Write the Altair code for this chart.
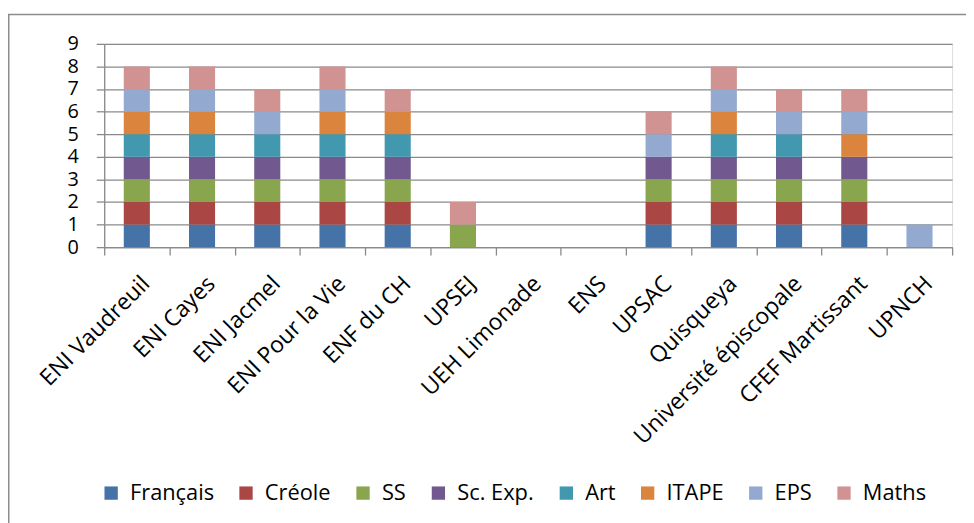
import altair as alt
import pandas as pd

categories = ["ENI Vaudreuil", "ENI Cayes", "ENI Jacmel", "ENI Pour la Vie", "ENF du CH",
              "UPSEJ", "UEH Limonade", "ENS", "UPSAC", "Quisqueya",
              "Université épiscopale", "CFEF Martissant", "UPNCH"]
series = ["Français", "Créole", "SS", "Sc. Exp.", "Art", "ITAPE", "EPS", "Maths"]
colors = ["#4572a7", "#aa4643", "#89a54e", "#71588f", "#4198af", "#db843d", "#93a9cf", "#d19392"]

francais = [1, 1, 1, 1, 1, 0, 0, 0, 1, 1, 1, 1, 0]
creole   = [1, 1, 1, 1, 1, 0, 0, 0, 1, 1, 1, 1, 0]
ss       = [1, 1, 1, 1, 1, 1, 0, 0, 1, 1, 1, 1, 0]
sc_exp   = [1, 1, 1, 1, 1, 0, 0, 0, 1, 1, 1, 1, 0]
art      = [1, 1, 1, 1, 1, 0, 0, 0, 0, 1, 1, 0, 0]
itape    = [1, 1, 0, 1, 1, 0, 0, 0, 0, 1, 0, 1, 0]
eps      = [1, 1, 1, 1, 0, 0, 0, 0, 1, 1, 1, 1, 1]
maths    = [1, 1, 1, 1, 1, 1, 0, 0, 1, 1, 1, 1, 0]

values = [francais, creole, ss, sc_exp, art, itape, eps, maths]

rows = []
for si, (s, vals) in enumerate(zip(series, values)):
    for c, v in zip(categories, vals):
        rows.append({"cat": c, "series": s, "idx": si, "value": v})
df = pd.DataFrame(rows)

FONT = "Open Sans"
GRID = "#8a8a8a"

bars = alt.Chart(df).mark_bar(width=alt.RelativeBandSize(0.4)).encode(
    x=alt.X("cat:N", sort=categories, title=None,
            scale=alt.Scale(paddingInner=0, paddingOuter=0),
            axis=alt.Axis(labelAngle=-45, labelAlign="right", labelBaseline="middle",
                          labelFont=FONT, labelFontSize=23, labelColor="#000",
                          labelOffset=9, labelPadding=25, tickBand="extent",
                          tickSize=8, tickColor=GRID, tickWidth=1.3,
                          domainColor=GRID, domainWidth=1.3, grid=False,
                          labelOverlap=False, labelLimit=0)),
    y=alt.Y("value:Q", stack="zero", title=None,
            scale=alt.Scale(domain=[0, 9], nice=False),
            axis=alt.Axis(values=list(range(10)), labelFont=FONT, labelFontSize=20,
                          labelColor="#000", labelPadding=18, tickSize=8,
                          tickColor=GRID, tickWidth=1.3, domainColor=GRID, domainWidth=1.3,
                          gridColor=GRID, gridWidth=1.3, gridOpacity=1)),
    color=alt.Color("series:N", scale=alt.Scale(domain=series, range=colors),
                    legend=alt.Legend(title=None, orient="none", direction="horizontal",
                                      legendX=-4, legendY=442, labelFont=FONT,
                                      labelFontSize=22, labelColor="#000",
                                      symbolType="square", symbolSize=180,
                                      symbolStrokeWidth=0, symbolOpacity=1,
                                      labelOffset=8, columnPadding=21, padding=0,
                                      gridAlign="none", labelLimit=0)),
    order=alt.Order("idx:Q"),
)

frame = alt.Chart(pd.DataFrame({"a": [0]})).mark_rect(
    fill="white", fillOpacity=0, stroke="#8c8c8c", strokeWidth=1.5
).encode(
    x=alt.value(-96.25), x2=alt.value(900),
    y=alt.value(-29.5), y2=alt.value(520),
)

chart = alt.layer(frame, bars).properties(
    width=855, height=205,
    autosize=alt.AutoSizeParams(type="none"),
    padding={"left": 97, "top": 34, "right": 14, "bottom": 276},
).configure_view(stroke=None).configure(background="white")

chart.save("out.html", embed_options={"renderer": "svg", "actions": False})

**What you should do**: Repeat verbatim all the material, but not the pictures.

**Expected answer**:
Write the Altair code for this chart.
import altair as alt
import pandas as pd

categories = ["ENI Vaudreuil", "ENI Cayes", "ENI Jacmel", "ENI Pour la Vie", "ENF du CH",
              "UPSEJ", "UEH Limonade", "ENS", "UPSAC", "Quisqueya",
              "Université épiscopale", "CFEF Martissant", "UPNCH"]
series = ["Français", "Créole", "SS", "Sc. Exp.", "Art", "ITAPE", "EPS", "Maths"]
colors = ["#4572a7", "#aa4643", "#89a54e", "#71588f", "#4198af", "#db843d", "#93a9cf", "#d19392"]

francais = [1, 1, 1, 1, 1, 0, 0, 0, 1, 1, 1, 1, 0]
creole   = [1, 1, 1, 1, 1, 0, 0, 0, 1, 1, 1, 1, 0]
ss       = [1, 1, 1, 1, 1, 1, 0, 0, 1, 1, 1, 1, 0]
sc_exp   = [1, 1, 1, 1, 1, 0, 0, 0, 1, 1, 1, 1, 0]
art      = [1, 1, 1, 1, 1, 0, 0, 0, 0, 1, 1, 0, 0]
itape    = [1, 1, 0, 1, 1, 0, 0, 0, 0, 1, 0, 1, 0]
eps      = [1, 1, 1, 1, 0, 0, 0, 0, 1, 1, 1, 1, 1]
maths    = [1, 1, 1, 1, 1, 1, 0, 0, 1, 1, 1, 1, 0]

values = [francais, creole, ss, sc_exp, art, itape, eps, maths]

rows = []
for si, (s, vals) in enumerate(zip(series, values)):
    for c, v in zip(categories, vals):
        rows.append({"cat": c, "series": s, "idx": si, "value": v})
df = pd.DataFrame(rows)

FONT = "Open Sans"
GRID = "#8a8a8a"

bars = alt.Chart(df).mark_bar(width=alt.RelativeBandSize(0.4)).encode(
    x=alt.X("cat:N", sort=categories, title=None,
            scale=alt.Scale(paddingInner=0, paddingOuter=0),
            axis=alt.Axis(labelAngle=-45, labelAlign="right", labelBaseline="middle",
                          labelFont=FONT, labelFontSize=23, labelColor="#000",
                          labelOffset=9, labelPadding=25, tickBand="extent",
                          tickSize=8, tickColor=GRID, tickWidth=1.3,
                          domainColor=GRID, domainWidth=1.3, grid=False,
                          labelOverlap=False, labelLimit=0)),
    y=alt.Y("value:Q", stack="zero", title=None,
            scale=alt.Scale(domain=[0, 9], nice=False),
            axis=alt.Axis(values=list(range(10)), labelFont=FONT, labelFontSize=20,
                          labelColor="#000", labelPadding=18, tickSize=8,
                          tickColor=GRID, tickWidth=1.3, domainColor=GRID, domainWidth=1.3,
                          gridColor=GRID, gridWidth=1.3, gridOpacity=1)),
    color=alt.Color("series:N", scale=alt.Scale(domain=series, range=colors),
                    legend=alt.Legend(title=None, orient="none", direction="horizontal",
                                      legendX=-4, legendY=442, labelFont=FONT,
                                      labelFontSize=22, labelColor="#000",
                                      symbolType="square", symbolSize=180,
                                      symbolStrokeWidth=0, symbolOpacity=1,
                                      labelOffset=8, columnPadding=21, padding=0,
                                      gridAlign="none", labelLimit=0)),
    order=alt.Order("idx:Q"),
)

frame = alt.Chart(pd.DataFrame({"a": [0]})).mark_rect(
    fill="white", fillOpacity=0, stroke="#8c8c8c", strokeWidth=1.5
).encode(
    x=alt.value(-96.25), x2=alt.value(900),
    y=alt.value(-29.5), y2=alt.value(520),
)

chart = alt.layer(frame, bars).properties(
    width=855, height=205,
    autosize=alt.AutoSizeParams(type="none"),
    padding={"left": 97, "top": 34, "right": 14, "bottom": 276},
).configure_view(stroke=None).configure(background="white")

chart.save("out.html", embed_options={"renderer": "svg", "actions": False})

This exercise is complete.